Saturday, January 23, 2010

Just dandy



This week seems to be about well-dressed men. I have a weakness for them.

I finally got around to reading a big thick tasty biography of Beau Brummell. Considered Head Dandy of his Georgian generation and many subsequent generations. It’s turning out to be a fine read. Unashamed obsession and manipulation of clothing to social and political ends.

And one of my blog feeds – Happy Mundane – just brought me to a Prada film ‘First Spring’ put together for their Spring 2010 Menswear collection. It is a very beautiful 9 black and white, evocative minutes. Slightly strange. It is also, unsurprisingly, like one long photograph from a fashion campaign. I have always liked arty film shorts, though. This one just has some very well dressed models and great Shanghai scenery to make it more of a treat to the eye.

It was commissioned from Chinese artist Yang Fudong. You can smell the money they must have spent on this. But then Prada have the money to spend and fancy themselves as art collectors and curators, as well as designers.

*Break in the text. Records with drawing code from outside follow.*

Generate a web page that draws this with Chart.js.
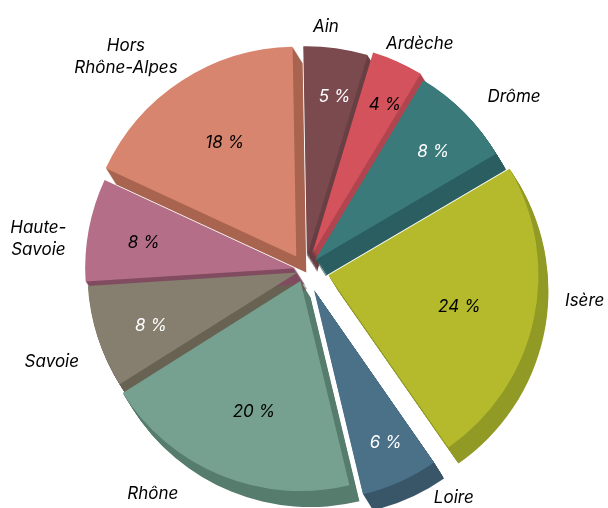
<!DOCTYPE html>
<html>
<head>
<meta charset="utf-8">
<script src="https://cdn.jsdelivr.net/npm/chart.js@4/dist/chart.umd.min.js"></script>
<style>
  body { margin: 0; background: #fff; }
  canvas { display: block; }
</style>
</head>
<body>
<canvas id="pie" width="608" height="508"></canvas>
<script>
// data
const departements = ['Ain', 'Ardèche', 'Drôme', 'Isère', 'Loire', 'Rhône', 'Savoie', ['Haute-', 'Savoie'], ['Hors', 'Rhône-Alpes']];
const parts = [5, 4, 8, 24, 6, 20, 8, 8, 18];

// styles
const topColors  = ['#7b4a4e', '#d4525c', '#3a7a7b', '#b4ba2c', '#4b7189', '#76a090', '#867f6f', '#b56e88', '#d8856f'];
const sideColors = ['#683f43', '#b0454f', '#2b5e60', '#929a26', '#395669', '#567c6d', '#686253', '#814b60', '#a8644f'];
const pctColors  = ['#fff', '#000', '#fff', '#000', '#fff', '#000', '#fff', '#000', '#000'];
const explode    = [14, 18, 14, 24, 22, 12, 8, 10, 16];        // px pulled out of the centre
const nameNudge  = [-3, 3, 5, -6, -9, 12, -2, -4, -7];         // deg, where the name sits vs mid angle
const namePush   = [-3, -7, 9, 14, -2, 5, 5, 3, -7];           // px, extra distance of the name

const depth = { x: 10, y: 16 };
const font = 'italic 17px Inter, "Open Sans", sans-serif';

function sliceCenter(arc, i) {
    const mid = (arc.startAngle + arc.endAngle) / 2;
    return { x: arc.x + Math.cos(mid) * explode[i], y: arc.y + Math.sin(mid) * explode[i], mid: mid };
}

// fake 3d: darker copies of each slice pushed down / right, then the tops
const pie3d = {
    id: 'pie3d',
    beforeDatasetsDraw(chart) {
        const ctx = chart.ctx;
        const arcs = chart.getDatasetMeta(0).data;
        arcs.forEach((arc, i) => {
            const c = sliceCenter(arc, i);
            ctx.save();
            ctx.fillStyle = sideColors[i];
            for (let t = 1; t <= 16; t++) {
                const k = t / 16;
                const x = c.x + depth.x * k, y = c.y + depth.y * k;
                ctx.beginPath();
                ctx.moveTo(x, y);
                ctx.arc(x, y, arc.outerRadius, arc.startAngle, arc.endAngle);
                ctx.closePath();
                ctx.fill();
            }
            ctx.restore();
        });
        arcs.forEach((arc, i) => {
            const c = sliceCenter(arc, i);
            ctx.save();
            ctx.translate(c.x - arc.x, c.y - arc.y);
            arc.draw(ctx);
            ctx.restore();
        });
        return false;
    },
    afterDraw(chart) {
        const ctx = chart.ctx;
        const arcs = chart.getDatasetMeta(0).data;
        ctx.save();
        ctx.font = font;
        ctx.textAlign = 'center';
        ctx.textBaseline = 'middle';
        arcs.forEach((arc, i) => {
            const c = sliceCenter(arc, i);
            const r = arc.outerRadius;

            // value on the top face (a bit right/down because of the tilt)
            const k = 0.83 - 0.009 * parts[i];
            ctx.fillStyle = pctColors[i];
            ctx.fillText(parts[i] + ' %', c.x + 5 + Math.cos(c.mid) * r * k, c.y + 4 + Math.sin(c.mid) * r * k);

            // name outside
            const lines = [].concat(departements[i]);
            const a = c.mid + nameNudge[i] * Math.PI / 180;
            const ux = Math.cos(a), uy = Math.sin(a);
            const halfW = Math.max(...lines.map(t => ctx.measureText(t).width)) / 2;
            const halfH = lines.length * 11;
            const rim = Math.max(0, depth.x * ux + depth.y * uy);
            const d = r + 25 + Math.abs(ux) * halfW + Math.abs(uy) * halfH + rim + namePush[i];
            const lx = arc.x + ux * d;
            const ly = arc.y + uy * d;
            ctx.fillStyle = '#000';
            lines.forEach((t, j) => {
                ctx.fillText(t, lx, ly + (j - (lines.length - 1) / 2) * 22);
            });
        });
        ctx.restore();
    }
};

new Chart(document.getElementById('pie'), {
    type: 'pie',
    data: {
        labels: departements,
        datasets: [{
            data: parts,
            backgroundColor: topColors,
            borderWidth: 0
        }]
    },
    options: {
        responsive: false,
        animation: false,
        radius: 210,
        rotation: -1,
        // centre of the pie at (305, 270)
        layout: { padding: { left: 2, top: 32 } },
        plugins: {
            legend: { display: false },
            tooltip: { enabled: false }
        }
    },
    plugins: [pie3d]
});
</script>
</body>
</html>
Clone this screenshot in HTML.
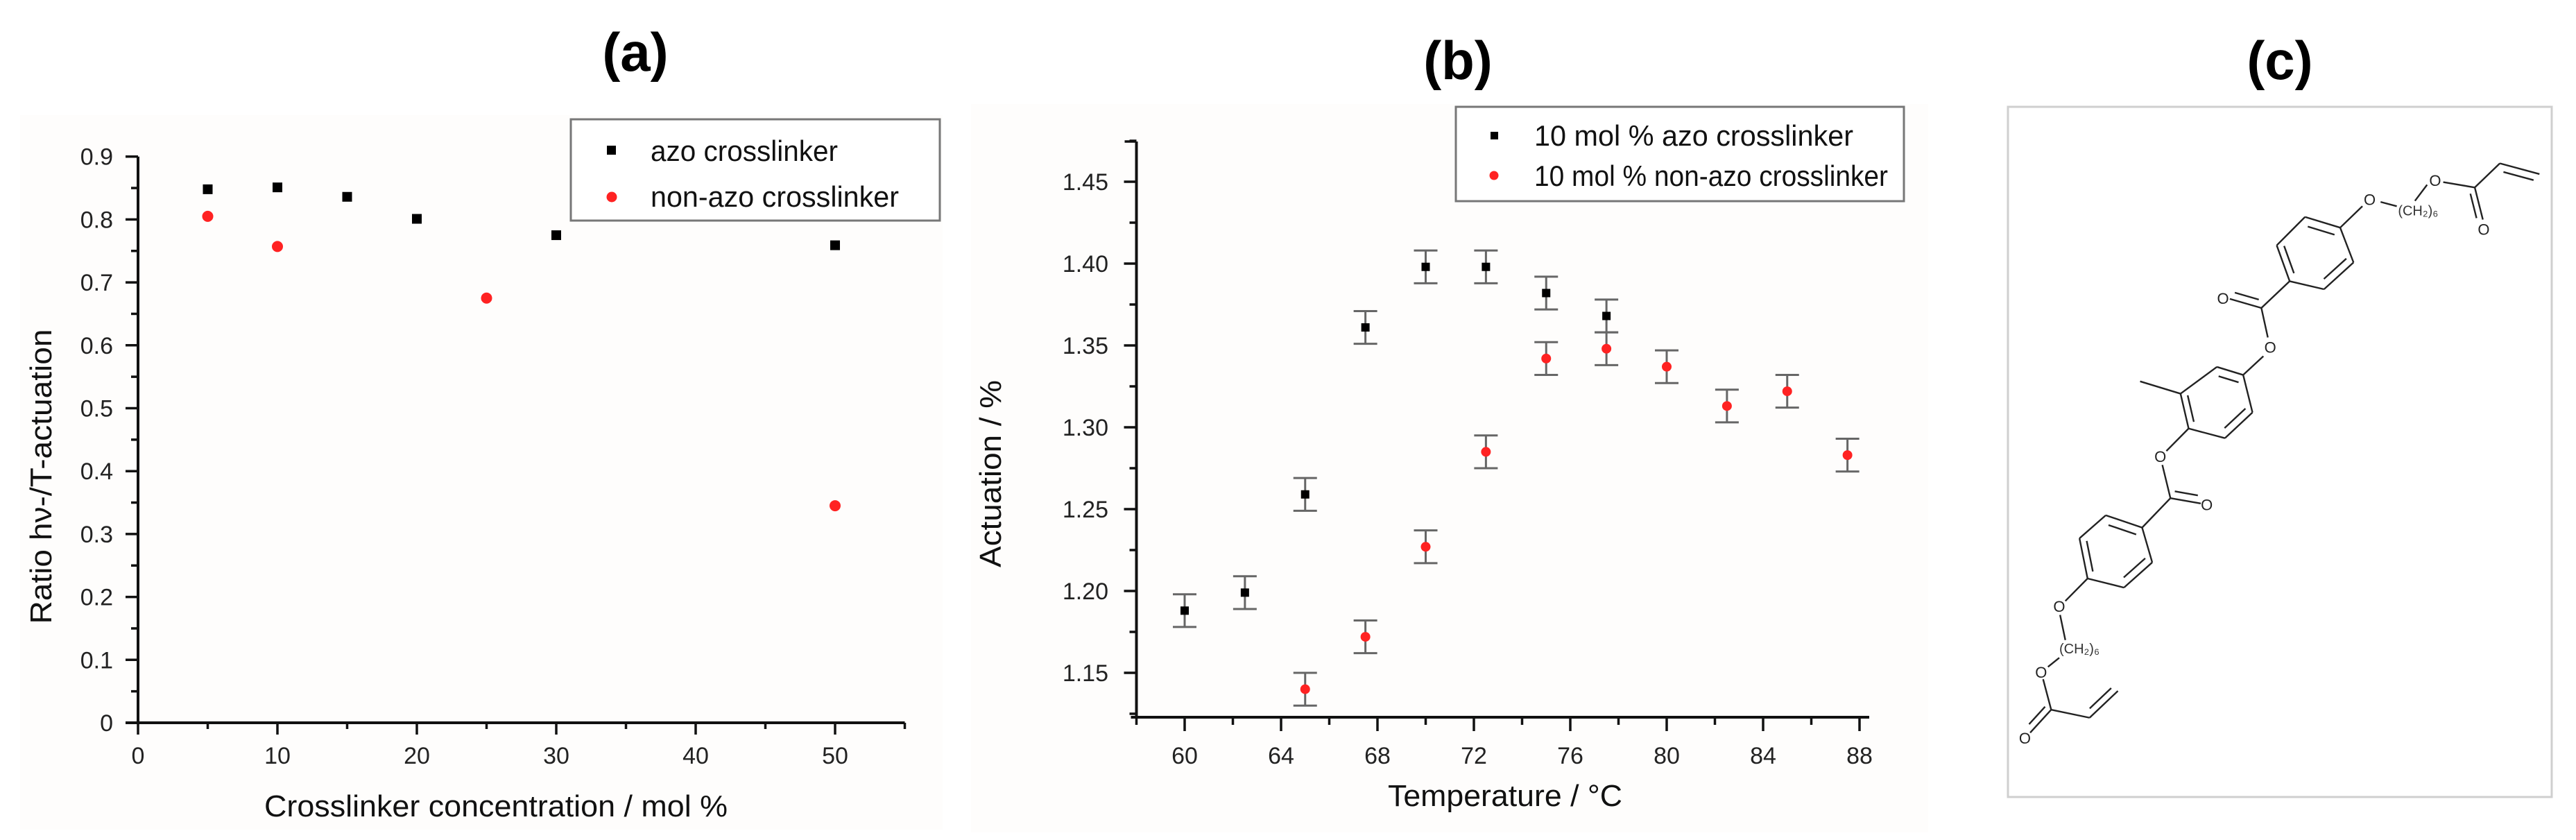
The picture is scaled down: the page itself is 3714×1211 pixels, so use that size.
<!DOCTYPE html>
<html><head><meta charset="utf-8"><style>
html,body{margin:0;padding:0;background:#fff;}
svg{display:block;font-family:"Liberation Sans",sans-serif;}
</style></head><body>
<svg id="fig" width="3714" height="1211" viewBox="0 0 3714 1211" xmlns="http://www.w3.org/2000/svg">
<rect x="0" y="0" width="3714" height="1211" fill="#fff"/>
<rect x="29" y="166" width="1330" height="1030" fill="#fefdfc"/>
<rect x="1400" y="150" width="1380" height="1050" fill="#fefdfc"/>
<text x="916" y="102" font-size="78" font-weight="bold" text-anchor="middle">(a)</text>
<text x="2102" y="114" font-size="78" font-weight="bold" text-anchor="middle">(b)</text>
<text x="3287" y="114" font-size="78" font-weight="bold" text-anchor="middle">(c)</text>
<g id="chartA"></g>
<g id="chartB"></g>
<g id="chartC">
<rect x="2895" y="154" width="784" height="995" fill="#fff" stroke="#cfcfcf" stroke-width="3"/>
</g>
</svg>
<script>
// ---- Chart (a) data ----
const aTicksX = [0,10,20,30,40,50];
const aTicksY = [0,0.1,0.2,0.3,0.4,0.5,0.6,0.7,0.8,0.9];
const aTickLabelsY = ["0","0.1","0.2","0.3","0.4","0.5","0.6","0.7","0.8","0.9"];
const aAzoX = [5,10,15,20,30,50];
const aAzoY = [0.848,0.851,0.836,0.801,0.775,0.759];
const aNonX = [5,10,25,50];
const aNonY = [0.805,0.757,0.675,0.345];
// ---- Chart (b) data ----
const bTicksX = [60,64,68,72,76,80,84,88];
const bTicksY = [1.15,1.20,1.25,1.30,1.35,1.40,1.45];
const bTickLabelsY = ["1.15","1.20","1.25","1.30","1.35","1.40","1.45"];
const bAzoX = [60,62.5,65,67.5,70,72.5,75,77.5];
const bAzoY = [1.188,1.199,1.259,1.361,1.398,1.398,1.382,1.368];
const bAzoErr = [0.01,0.01,0.01,0.01,0.01,0.01,0.01,0.01];
const bNonX = [65,67.5,70,72.5,75,77.5,80,82.5,85,87.5];
const bNonY = [1.140,1.172,1.227,1.285,1.342,1.348,1.337,1.313,1.322,1.283];
const bNonErr = [0.01,0.01,0.01,0.01,0.01,0.01,0.01,0.01,0.01,0.01];

const NS="http://www.w3.org/2000/svg";
function mk(parent,tag,attrs,text){const e=document.createElementNS(NS,tag);for(const k in attrs)e.setAttribute(k,attrs[k]);if(text!==undefined)e.textContent=text;parent.appendChild(e);return e;}

const xa=v=>199+v*20.1, ya=v=>1042-v*907;
const xb=v=>1708+(v-60)*34.75, yb=v=>380+(1.40-v)*2360;

// ---------- Chart A ----------
const A=document.getElementById('chartA');
let e;
e=mk(A,'line',{x1:xa(0),y1:ya(0.9),x2:xa(0),y2:ya(0)+1.5,stroke:'#111','stroke-width':4});


e=mk(A,'line',{x1:xa(0)-18,y1:ya(0),x2:xa(55),y2:ya(0),stroke:'#111','stroke-width':4});


for(let i=0;i<aTicksY.length;i++){
  const y=ya(aTicksY[i]);
  e=mk(A,'line',{x1:xa(0)-18,y1:y,x2:xa(0),y2:y,stroke:'#111','stroke-width':3.5});
  
  
  e=mk(A,'text',{x:163,y:y+12,'font-size':34,'text-anchor':'end',fill:'#222'},aTickLabelsY[i]);
  
  
  if(i<aTicksY.length-1){
    const ym=ya(aTicksY[i]+0.05);
    e=mk(A,'line',{x1:xa(0)-10,y1:ym,x2:xa(0),y2:ym,stroke:'#111','stroke-width':3.5});
    
    
  }
}
for(let i=0;i<aTicksX.length;i++){
  const x=xa(aTicksX[i]);
  e=mk(A,'line',{x1:x,y1:ya(0),x2:x,y2:ya(0)+17,stroke:'#111','stroke-width':3.5});
  
  
  e=mk(A,'text',{x:x,y:1101,'font-size':34,'text-anchor':'middle',fill:'#222'},String(aTicksX[i]));
  
  
  const xm=xa(aTicksX[i]+5);
  e=mk(A,'line',{x1:xm,y1:ya(0),x2:xm,y2:ya(0)+9,stroke:'#111','stroke-width':3.5});
  
  
}
e=mk(A,'text',{x:715,y:1177,'font-size':44,'text-anchor':'middle',fill:'#111',textLength:668,lengthAdjust:'spacingAndGlyphs'},'Crosslinker concentration / mol %');


e=mk(A,'text',{x:0,y:0,'font-size':44,'text-anchor':'middle',fill:'#111',transform:'translate(74,687) rotate(-90)',textLength:425,lengthAdjust:'spacingAndGlyphs'},'Ratio hν-/T-actuation');


for(let i=0;i<aAzoX.length;i++){
  e=mk(A,'rect',{x:xa(aAzoX[i])-7,y:ya(aAzoY[i])-7,width:14,height:14,fill:'#000'});
  
  
}
for(let i=0;i<aNonX.length;i++){
  e=mk(A,'circle',{cx:xa(aNonX[i]),cy:ya(aNonY[i]),r:8,fill:'#f22'});
  
  
}
e=mk(A,'rect',{x:823,y:172,width:532,height:146,fill:'#fff',stroke:'#777','stroke-width':3});


e=mk(A,'rect',{x:875,y:210,width:13,height:13,fill:'#000'});


e=mk(A,'circle',{cx:882,cy:284,r:7.5,fill:'#f22'});


e=mk(A,'text',{x:938,y:232,'font-size':42,fill:'#111',textLength:270,lengthAdjust:'spacingAndGlyphs'},'azo crosslinker');


e=mk(A,'text',{x:938,y:298,'font-size':42,fill:'#111',textLength:358,lengthAdjust:'spacingAndGlyphs'},'non-azo crosslinker');



// ---------- Chart B ----------
const B=document.getElementById('chartB');
e=mk(B,'line',{x1:xb(58),y1:204,x2:xb(58),y2:1036,stroke:'#111','stroke-width':4});


e=mk(B,'line',{x1:xb(58)-8,y1:1034,x2:2695,y2:1034,stroke:'#111','stroke-width':4});


e=mk(B,'line',{x1:xb(58)-17,y1:204,x2:xb(58),y2:204,stroke:'#111','stroke-width':3.5});


for(let i=0;i<bTicksY.length;i++){
  const y=yb(bTicksY[i]);
  e=mk(B,'line',{x1:xb(58)-18,y1:y,x2:xb(58),y2:y,stroke:'#111','stroke-width':3.5});
  
  
  e=mk(B,'text',{x:1598,y:y+12,'font-size':34,'text-anchor':'end',fill:'#222'},bTickLabelsY[i]);
  
  
  [-0.025,0.025].forEach(d=>{
    if(d<0 && i>0) return;
    const ym=yb(bTicksY[i]+d);
    e=mk(B,'line',{x1:xb(58)-10,y1:ym,x2:xb(58),y2:ym,stroke:'#111','stroke-width':3.5});
    
    
  });
}
for(let i=0;i<bTicksX.length;i++){
  const x=xb(bTicksX[i]);
  e=mk(B,'line',{x1:x,y1:1034,x2:x,y2:1054,stroke:'#111','stroke-width':3.5});
  
  
  e=mk(B,'text',{x:x,y:1101,'font-size':34,'text-anchor':'middle',fill:'#222'},String(bTicksX[i]));
  
  
  const xm=xb(bTicksX[i]-2);
  e=mk(B,'line',{x1:xm,y1:1034,x2:xm,y2:1045,stroke:'#111','stroke-width':3.5});
  
  
}
e=mk(B,'text',{x:2170,y:1162,'font-size':44,'text-anchor':'middle',fill:'#111',textLength:338,lengthAdjust:'spacingAndGlyphs'},'Temperature / °C');


e=mk(B,'text',{x:0,y:0,'font-size':44,'text-anchor':'middle',fill:'#111',transform:'translate(1443,683) rotate(-90)',textLength:270,lengthAdjust:'spacingAndGlyphs'},'Actuation / %');


function errBar(x,v,err){
  const g=mk(B,'g',{stroke:'#666','stroke-width':3});
  mk(g,'line',{x1:x,y1:yb(v+err),x2:x,y2:yb(v-err)});
  mk(g,'line',{x1:x-17,y1:yb(v+err),x2:x+17,y2:yb(v+err)});
  mk(g,'line',{x1:x-17,y1:yb(v-err),x2:x+17,y2:yb(v-err)});
  return g;
}
for(let i=0;i<bAzoX.length;i++){
  e=errBar(xb(bAzoX[i]),bAzoY[i],bAzoErr[i]);
  
  
  e=mk(B,'rect',{x:xb(bAzoX[i])-6,y:yb(bAzoY[i])-6,width:12,height:12,fill:'#000'});
  
  
}
for(let i=0;i<bNonX.length;i++){
  e=errBar(xb(bNonX[i]),bNonY[i],bNonErr[i]);
  
  
  e=mk(B,'circle',{cx:xb(bNonX[i]),cy:yb(bNonY[i]),r:7,fill:'#f22'});
  
  
}
e=mk(B,'rect',{x:2099,y:154,width:646,height:136,fill:'#fff',stroke:'#777','stroke-width':3});


e=mk(B,'rect',{x:2149,y:190,width:11,height:11,fill:'#000'});


e=mk(B,'circle',{cx:2154,cy:253,r:6.5,fill:'#f22'});


e=mk(B,'text',{x:2212,y:210,'font-size':42,fill:'#111',textLength:460,lengthAdjust:'spacingAndGlyphs'},'10 mol % azo crosslinker');


e=mk(B,'text',{x:2212,y:268,'font-size':42,fill:'#111',textLength:510,lengthAdjust:'spacingAndGlyphs'},'10 mol % non-azo crosslinker');



// ---------- Molecule (c) ----------
const C=document.getElementById('chartC');
const X=z=>2800+z/1.716, Y=z=>z/1.295;
function bond(a,b,dbl){
  mk(C,'line',{x1:X(a[0]),y1:Y(a[1]),x2:X(b[0]),y2:Y(b[1]),stroke:'#222','stroke-width':2.4});
  if(dbl){
    const dx=b[0]-a[0],dy=b[1]-a[1],L=Math.hypot(dx,dy),nx=-dy/L*dbl,ny=dx/L*dbl;
    mk(C,'line',{x1:X(a[0]+nx+dx*0.12),y1:Y(a[1]+ny+dy*0.12),x2:X(b[0]+nx-dx*0.12),y2:Y(b[1]+ny-dy*0.12),stroke:'#222','stroke-width':2.4});
  }
}
function ring(p,inner){
  for(let i=0;i<6;i++) bond(p[i],p[(i+1)%6],inner.includes(i)?16:0);
}
function atom(p,t){
  mk(C,'text',{x:X(p[0]),y:Y(p[1])+8,'font-size':22,'text-anchor':'middle',fill:'#222'},t);
}
const r1=[[898,405],[985,425],[1018,490],[945,540],[860,525],[828,458]];
const r2=[[680,685],[745,700],[768,770],[700,818],[610,800],[590,735]];
const r3=[[405,962],[495,985],[520,1050],[450,1097],[360,1080],[340,1005]];
ring(r1,[0,2,4]);ring(r2,[0,2,4]);ring(r3,[0,2,4]);
bond([1380,305],[1478,325],14);
bond([1380,305],[1318,350]);
bond([1318,350],[1338,410],14);
bond([1318,350],[1240,340]);
bond([1200,345],[1170,375]);
bond([1085,377],[1125,385]);
bond([1040,385],[985,425]);
bond([860,525],[790,575]);
bond([790,575],[712,558],14);
bond([790,575],[806,630]);
bond([795,665],[745,700]);
bond([590,735],[490,712]);
bond([610,800],[555,842]);
bond([545,868],[565,930]);
bond([565,930],[640,940],-14);
bond([565,930],[495,985]);
bond([360,1080],[305,1122]);
bond([292,1148],[305,1195]);
bond([290,1228],[262,1245]);
bond([250,1268],[270,1325]);
bond([270,1325],[218,1368],14);
bond([270,1325],[365,1340]);
bond([365,1340],[435,1290],-14);
atom([1220,337],'O');atom([1340,428],'O');atom([1058,372],'O');
atom([695,557],'O');atom([812,648],'O');atom([540,852],'O');
atom([655,942],'O');atom([290,1132],'O');atom([245,1255],'O');atom([205,1378],'O');
e=mk(C,'text',{x:X(1128),y:Y(402),'font-size':20,fill:'#333'},'(CH₂)₆');


e=mk(C,'text',{x:X(290),y:Y(1220),'font-size':20,fill:'#333'},'(CH₂)₆');


</script>
</body></html>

Overtly commercial undertakings like this obviously find it hard to be considered ‘proper art’ by the cognoscenti. But I’m so well ensconced in all things fashion history that I don’t question much. Worry less. And just enjoy the sight of a well turned-up trouser and a sharp sloping shoulder line.

Wednesday, January 06, 2010

Tag it



I am someone more excited by the wrapping than the contents. Paper things: bags, labels, small catalogues, fold-out promo cards. And, glory of glories, hang tags.

Hang tags often have a hole punched thorough them (eyeletting), a string attached to them and a little bit of information printed on them. Or perhaps a logo. It’s a good and satisfying combination, makes a lovely object. The ephemeral nature of the things makes them even lovelier. Does this pleasure in small things make me a cheap date? I fear so.

In Heal’s in Manchester at New Year I was cooing over the Orla Kiely products. She has designed a set of furniture, bed wear, towels and other bits for them. It’s not revolutionary stuff; drawing heavily on 1950s and 1960s Scandinavian designs and the paler Ercol designs so collectable now. And why not? But despite that it is covetable. Useable. Understated. Tasteful.

This hang tag was attached by a nice small brass safety pin to a face flannel. There isn’t enough thought about this level of retail detail in my opinion. It really makes the offer so much nicer. Of course, I thought the hang tag much nicer than the actual flannel.

Kiely designs handbags too. They are a sort of right of passage for many of my friends. Ideal for the woman who has grown out of Accessorize and Top Shop but can’t yet afford a Gucci, Chanel or Hermes. They are well made, distinctive, big enough for keeping all that stuff in. Just different enough.